**Objective**
Copy exactly, and only, the lines between the start of the entries below and the line containing "const totalData = years.map((y, j)", both inclusive. Omit pictures.

**Provided records**
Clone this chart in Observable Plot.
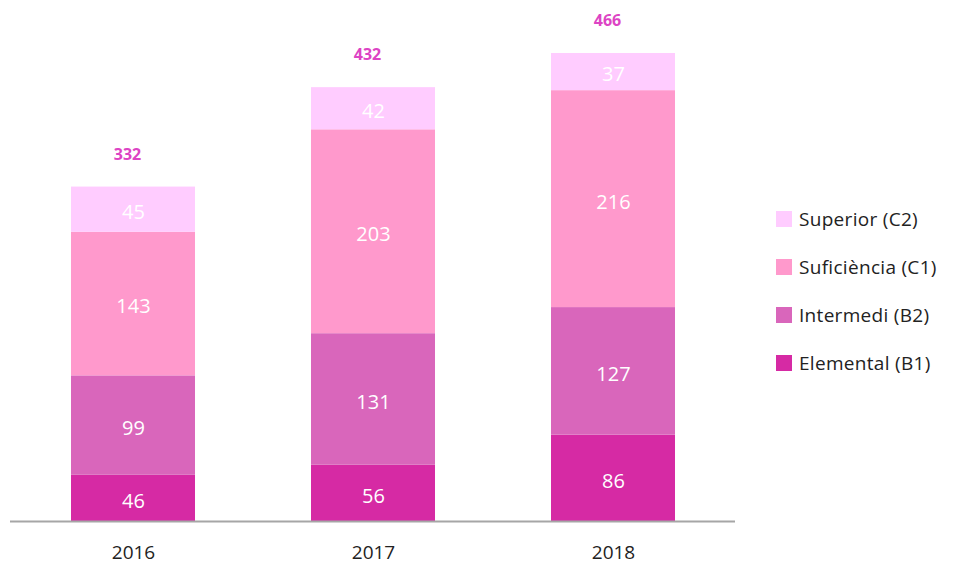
<!DOCTYPE html>
<html>
<head>
<meta charset="utf-8">
<script src="https://cdn.jsdelivr.net/npm/d3@7"></script>
<script src="https://cdn.jsdelivr.net/npm/@observablehq/plot@0.6"></script>
<style>
  html, body { margin: 0; padding: 0; background: #fff; }
  #wrap { position: relative; width: 965px; height: 567px; font-family: "Open Sans", sans-serif; }
  #legend { position: absolute; left: 776px; top: 195px; }
  .item { display: flex; align-items: center; height: 48px; font-size: 19px; color: #222; letter-spacing: 0.3px; }
  .sw { width: 16px; height: 16px; margin-right: 7px; }
</style>
</head>
<body>
<div id="wrap"><div id="chart"></div><div id="legend"></div></div>
<script>
const years = ["2016", "2017", "2018"];
const levels = ["Elemental (B1)", "Intermedi (B2)", "Suficiència (C1)", "Superior (C2)"];
const colors = ["#d62aa4", "#d966bb", "#ff99cc", "#ffccff"];
const elemental = [46, 56, 86];
const intermedi = [99, 131, 127];
const suficiencia = [143, 203, 216];
const superior = [45, 42, 37];
const totals = [332, 432, 466];

const series = [elemental, intermedi, suficiencia, superior];
const data = [];
levels.forEach((lv, i) => years.forEach((y, j) => data.push({year: y, level: lv, value: series[i][j]})));
const totalData = years.map((y, j) => ({year: y, total: totals[j]}));

const chart = Plot.plot({
  width: 965,
  height: 567,
  marginLeft: 10,
  marginRight: 230,
  marginTop: 53,
  marginBottom: 46,
  style: {fontFamily: "Open Sans, sans-serif", background: "#fff"},
  x: {domain: years, paddingInner: 0.485, paddingOuter: 0.25, label: null, tickSize: 0, tickPadding: 24, tickFormat: d => d},
  y: {domain: [0, 466], axis: null},
  color: {domain: levels, range: colors},
  marks: [
    Plot.barY(data, {x: "year", y: "value", fill: "level", order: levels}),
    Plot.text(data, Plot.stackY({x: "year", y: "value", z: "level", order: levels, text: d => String(d.value), fill: "#fff", fontSize: 20, letterSpacing: 1, dy: 3})),
    Plot.text(totalData, {x: "year", y: "total", text: d => String(d.total), dy: -33, dx: -6, fill: "#dd44c4", fontWeight: "bold", fontSize: 16}),
    Plot.ruleY([0], {stroke: "#a6a6a6", strokeWidth: 2})
  ]
});
chart.querySelectorAll('[aria-label="x-axis tick label"] text').forEach(t => { t.setAttribute("font-size", "19"); t.setAttribute("fill", "#222"); });
document.getElementById("chart").appendChild(chart);

const legend = document.getElementById("legend");
for (let i = levels.length - 1; i >= 0; i--) {
  const it = document.createElement("div");
  it.className = "item";
  it.innerHTML = `<span class="sw" style="background:${colors[i]}"></span><span>${levels[i]}</span>`;
  legend.appendChild(it);
}
</script>
</body>
</html>
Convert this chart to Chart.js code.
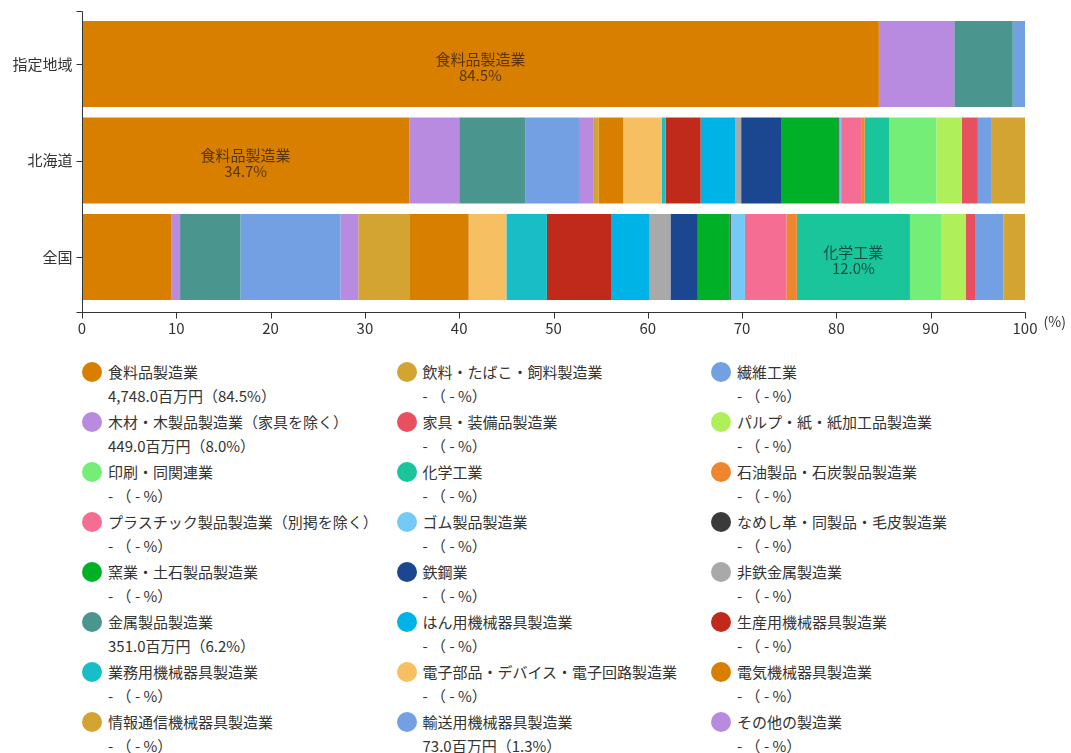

**Answer for the task**
Clone this chart in Observable Plot.
<!DOCTYPE html>
<html>
<head>
<meta charset="utf-8">
<script src="https://cdn.jsdelivr.net/npm/d3@7"></script>
<script src="https://cdn.jsdelivr.net/npm/@observablehq/plot@0.6"></script>
<style>
  html, body { margin: 0; padding: 0; background: #fff; }
  #wrap { position: relative; width: 965px; height: 567px; font-family: "Open Sans", sans-serif; }
  #legend { position: absolute; left: 776px; top: 195px; }
  .item { display: flex; align-items: center; height: 48px; font-size: 19px; color: #222; letter-spacing: 0.3px; }
  .sw { width: 16px; height: 16px; margin-right: 7px; }
</style>
</head>
<body>
<div id="wrap"><div id="chart"></div><div id="legend"></div></div>
<script>
const years = ["2016", "2017", "2018"];
const levels = ["Elemental (B1)", "Intermedi (B2)", "Suficiència (C1)", "Superior (C2)"];
const colors = ["#d62aa4", "#d966bb", "#ff99cc", "#ffccff"];
const elemental = [46, 56, 86];
const intermedi = [99, 131, 127];
const suficiencia = [143, 203, 216];
const superior = [45, 42, 37];
const totals = [332, 432, 466];

const series = [elemental, intermedi, suficiencia, superior];
const data = [];
levels.forEach((lv, i) => years.forEach((y, j) => data.push({year: y, level: lv, value: series[i][j]})));
const totalData = years.map((y, j) => ({year: y, total: totals[j]}));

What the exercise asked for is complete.